_TASK DESCRIPTION_. Find, in the records below, the line that contains "Output the component" and the line that contains "const sampleNote = 'n=159'". Copy those two lines and everything between them exactly, but not the pictures.

_INFORMATION PROVIDED_.
----
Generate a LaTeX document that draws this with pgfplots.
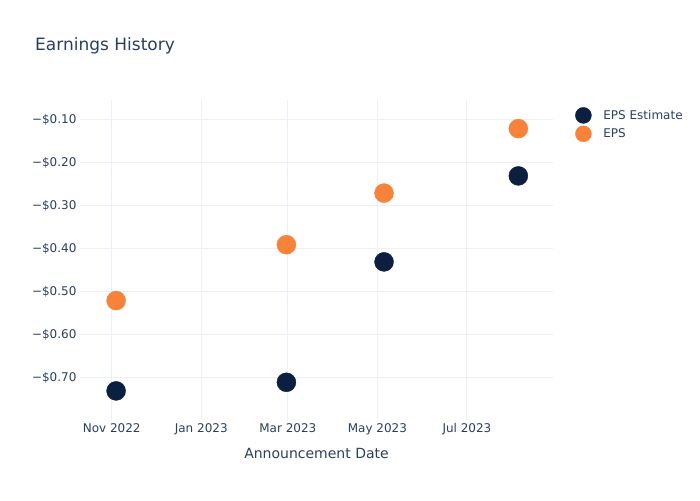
----
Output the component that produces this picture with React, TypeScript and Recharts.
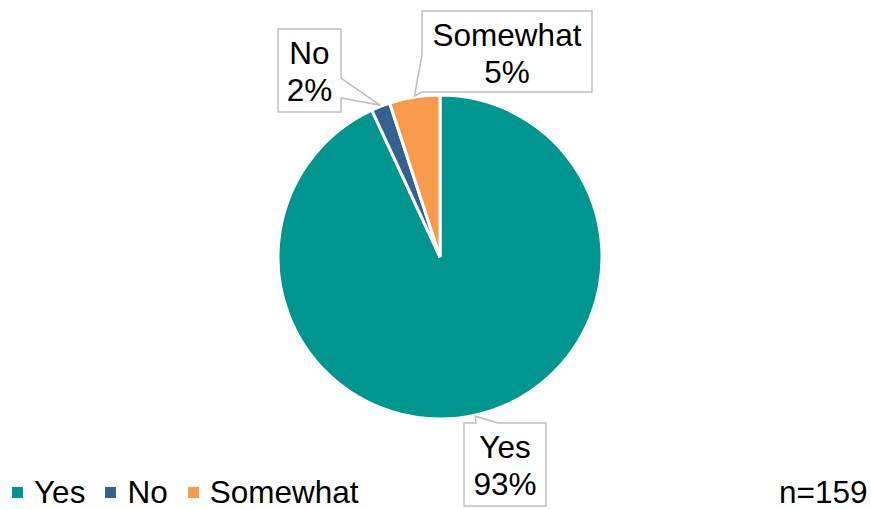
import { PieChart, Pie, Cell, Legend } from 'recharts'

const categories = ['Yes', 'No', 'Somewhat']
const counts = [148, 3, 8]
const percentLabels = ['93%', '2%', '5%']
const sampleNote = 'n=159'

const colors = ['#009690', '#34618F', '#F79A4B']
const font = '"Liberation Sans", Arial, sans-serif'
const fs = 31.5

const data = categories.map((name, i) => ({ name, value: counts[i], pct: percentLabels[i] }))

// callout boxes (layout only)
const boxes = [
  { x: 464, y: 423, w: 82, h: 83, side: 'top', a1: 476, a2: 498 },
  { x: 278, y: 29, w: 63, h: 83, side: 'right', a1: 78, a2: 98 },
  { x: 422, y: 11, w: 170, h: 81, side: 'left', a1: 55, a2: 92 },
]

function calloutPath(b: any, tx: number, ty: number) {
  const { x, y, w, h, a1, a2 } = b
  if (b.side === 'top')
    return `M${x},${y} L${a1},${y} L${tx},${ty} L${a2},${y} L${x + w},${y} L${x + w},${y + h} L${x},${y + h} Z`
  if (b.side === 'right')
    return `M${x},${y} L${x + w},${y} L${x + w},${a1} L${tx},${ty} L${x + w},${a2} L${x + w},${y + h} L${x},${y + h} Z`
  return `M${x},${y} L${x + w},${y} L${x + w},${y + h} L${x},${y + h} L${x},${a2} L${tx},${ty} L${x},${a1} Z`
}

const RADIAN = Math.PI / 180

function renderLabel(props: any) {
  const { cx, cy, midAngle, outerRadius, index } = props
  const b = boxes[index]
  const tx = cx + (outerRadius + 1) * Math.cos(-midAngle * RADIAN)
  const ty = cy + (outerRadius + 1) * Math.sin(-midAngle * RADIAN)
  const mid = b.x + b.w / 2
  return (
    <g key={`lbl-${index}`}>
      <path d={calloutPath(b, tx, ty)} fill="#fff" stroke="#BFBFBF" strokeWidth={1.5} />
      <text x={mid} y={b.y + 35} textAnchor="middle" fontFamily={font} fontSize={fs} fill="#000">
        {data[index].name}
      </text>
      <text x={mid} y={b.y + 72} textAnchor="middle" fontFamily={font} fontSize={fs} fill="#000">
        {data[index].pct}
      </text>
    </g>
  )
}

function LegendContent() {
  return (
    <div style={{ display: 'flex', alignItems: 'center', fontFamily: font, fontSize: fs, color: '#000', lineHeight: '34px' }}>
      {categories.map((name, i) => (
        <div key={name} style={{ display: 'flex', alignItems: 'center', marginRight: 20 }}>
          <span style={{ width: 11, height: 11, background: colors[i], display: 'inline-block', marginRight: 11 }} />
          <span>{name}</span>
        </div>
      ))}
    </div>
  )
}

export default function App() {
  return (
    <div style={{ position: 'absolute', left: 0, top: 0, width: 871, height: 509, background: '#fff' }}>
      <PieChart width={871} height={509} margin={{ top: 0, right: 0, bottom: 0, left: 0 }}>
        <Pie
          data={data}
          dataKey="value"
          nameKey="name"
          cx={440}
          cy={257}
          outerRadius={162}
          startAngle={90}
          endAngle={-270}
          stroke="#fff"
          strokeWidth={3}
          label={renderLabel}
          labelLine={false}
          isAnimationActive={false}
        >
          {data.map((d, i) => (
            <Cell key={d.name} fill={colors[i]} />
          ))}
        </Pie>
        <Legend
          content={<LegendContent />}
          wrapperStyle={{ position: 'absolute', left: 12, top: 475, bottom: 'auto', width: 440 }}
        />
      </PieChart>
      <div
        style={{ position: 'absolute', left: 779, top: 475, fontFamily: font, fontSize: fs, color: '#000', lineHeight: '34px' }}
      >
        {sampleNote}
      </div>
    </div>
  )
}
----
_CORRECT RESULT_.
Output the component that produces this picture with React, TypeScript and Recharts.
import { PieChart, Pie, Cell, Legend } from 'recharts'

const categories = ['Yes', 'No', 'Somewhat']
const counts = [148, 3, 8]
const percentLabels = ['93%', '2%', '5%']
const sampleNote = 'n=159'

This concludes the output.